Her mother, young Serwa had realized, was not real. She acted for reasons she knew not, spoke words she did not understand, pursuing ends that she could neither fathom nor bear. The mother she had loved (as far as she could love) quite simply did not exist. That mother, Serwa realized, was a puppet of something larger, darker, something that merely manufactured scruple to prosecute its base demands.
The Empress did not change because she could not change: she had borne too many injuries to learn from any one of them. She chided and struck her children the way she always had. But never again would Serwa—or her siblings (for they shared everything)—suffer her affliction. They knew her the way an old miller might know an even older mill: as a mechanism grinding the same grains in the same ways. Understanding her particular Unreality had allowed them to rule her as profoundly as Father had ruled her—even more!
The way she describes her mother sounds like the the darkness that comes before but it also sounds like something carrying out the functions of a computer program. The fact that she was just describing objects in a similar way, not just people, suggests that this is all a part of one larger recognition about the whole of the Ground.

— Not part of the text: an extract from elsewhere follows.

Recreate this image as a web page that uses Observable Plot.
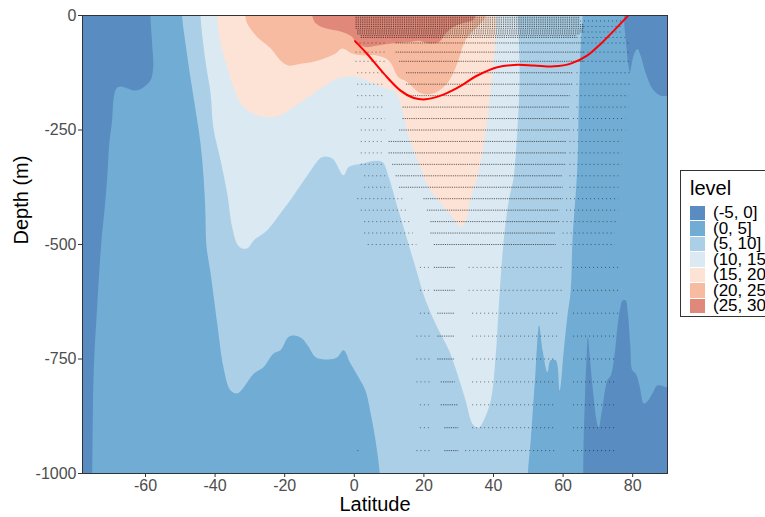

There's obviously a bigger thread about the rest of the series but generally Sorcerers are known as those who recall the truth, who can see the impetus behind things, or the onta. It's put in metaphysical terms of meaning and purpose because those are the concepts by which they can define it but it sounds like the world exists because it was intentionally built to carry out a simulation.

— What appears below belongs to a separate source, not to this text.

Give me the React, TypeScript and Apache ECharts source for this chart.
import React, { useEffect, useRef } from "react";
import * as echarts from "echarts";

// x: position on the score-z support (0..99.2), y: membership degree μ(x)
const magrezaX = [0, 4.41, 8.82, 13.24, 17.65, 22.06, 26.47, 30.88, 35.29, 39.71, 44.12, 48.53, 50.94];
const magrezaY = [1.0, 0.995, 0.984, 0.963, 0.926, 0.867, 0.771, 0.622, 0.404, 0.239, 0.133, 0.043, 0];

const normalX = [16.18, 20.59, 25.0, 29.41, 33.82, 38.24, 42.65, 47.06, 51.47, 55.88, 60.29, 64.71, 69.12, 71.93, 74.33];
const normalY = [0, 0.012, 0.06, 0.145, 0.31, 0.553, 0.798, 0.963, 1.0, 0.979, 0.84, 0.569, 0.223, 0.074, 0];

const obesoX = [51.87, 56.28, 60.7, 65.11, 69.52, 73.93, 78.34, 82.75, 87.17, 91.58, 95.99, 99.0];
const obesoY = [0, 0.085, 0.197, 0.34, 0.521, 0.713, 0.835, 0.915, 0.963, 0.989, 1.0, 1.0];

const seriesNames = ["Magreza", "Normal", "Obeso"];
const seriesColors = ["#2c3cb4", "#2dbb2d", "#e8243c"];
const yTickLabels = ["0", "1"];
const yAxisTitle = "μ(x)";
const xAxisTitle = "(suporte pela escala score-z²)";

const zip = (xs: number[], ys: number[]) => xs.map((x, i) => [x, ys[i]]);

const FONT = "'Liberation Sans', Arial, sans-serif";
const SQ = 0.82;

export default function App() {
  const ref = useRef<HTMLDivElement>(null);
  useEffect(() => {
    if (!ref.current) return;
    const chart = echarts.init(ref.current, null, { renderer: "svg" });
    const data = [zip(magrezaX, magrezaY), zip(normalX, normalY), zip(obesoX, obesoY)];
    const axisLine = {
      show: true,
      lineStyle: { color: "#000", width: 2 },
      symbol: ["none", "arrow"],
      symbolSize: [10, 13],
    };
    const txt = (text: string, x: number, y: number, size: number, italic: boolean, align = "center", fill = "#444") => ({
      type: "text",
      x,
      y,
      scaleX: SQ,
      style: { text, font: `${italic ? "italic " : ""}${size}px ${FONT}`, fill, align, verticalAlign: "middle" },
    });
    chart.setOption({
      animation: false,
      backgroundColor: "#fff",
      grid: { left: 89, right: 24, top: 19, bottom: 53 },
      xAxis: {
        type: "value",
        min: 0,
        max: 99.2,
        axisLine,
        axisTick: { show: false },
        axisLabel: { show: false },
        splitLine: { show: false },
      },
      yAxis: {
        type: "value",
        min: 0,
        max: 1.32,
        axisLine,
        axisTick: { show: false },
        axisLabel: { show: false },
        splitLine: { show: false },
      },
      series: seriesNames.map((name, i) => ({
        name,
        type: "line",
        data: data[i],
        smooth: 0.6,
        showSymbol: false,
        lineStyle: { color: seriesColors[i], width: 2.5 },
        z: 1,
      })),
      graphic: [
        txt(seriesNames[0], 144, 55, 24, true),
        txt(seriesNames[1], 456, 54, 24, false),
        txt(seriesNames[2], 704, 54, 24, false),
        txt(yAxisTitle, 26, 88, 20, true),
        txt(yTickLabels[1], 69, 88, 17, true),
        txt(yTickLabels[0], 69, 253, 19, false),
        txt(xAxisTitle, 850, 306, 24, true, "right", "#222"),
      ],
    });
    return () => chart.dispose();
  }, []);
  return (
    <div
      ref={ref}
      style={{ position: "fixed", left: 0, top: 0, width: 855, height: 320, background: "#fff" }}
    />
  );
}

From the metaphysics discussion between Kellhus and Achamian in the Thousandfold Thought:
Achamian swallowed, tried to recover himself in his knowledge. “The Nonmen once believed it was the language that made sorcery possible. But when Men began reproducing their Cants in bastard tongues, it became clear this wasn’t so …”
To me, the Anagogic sorcerers are using a graphical user interface or something simple to use sorcery. They are limited to using analogies because they can only create something based on what is already there and it's nowhere near as powerful as the Gnosis. Gnostic sorcerers are true computer programmers themselves, writing their own algorithms and geometry to cut and tear through the world. They use their programming language to create shapes like a graphics artist rendering 3D objects.
The Inchoroi maybe just stumbled on a function wherein if the population drops below 144,000 conscious/sentient beings, the simulation ends.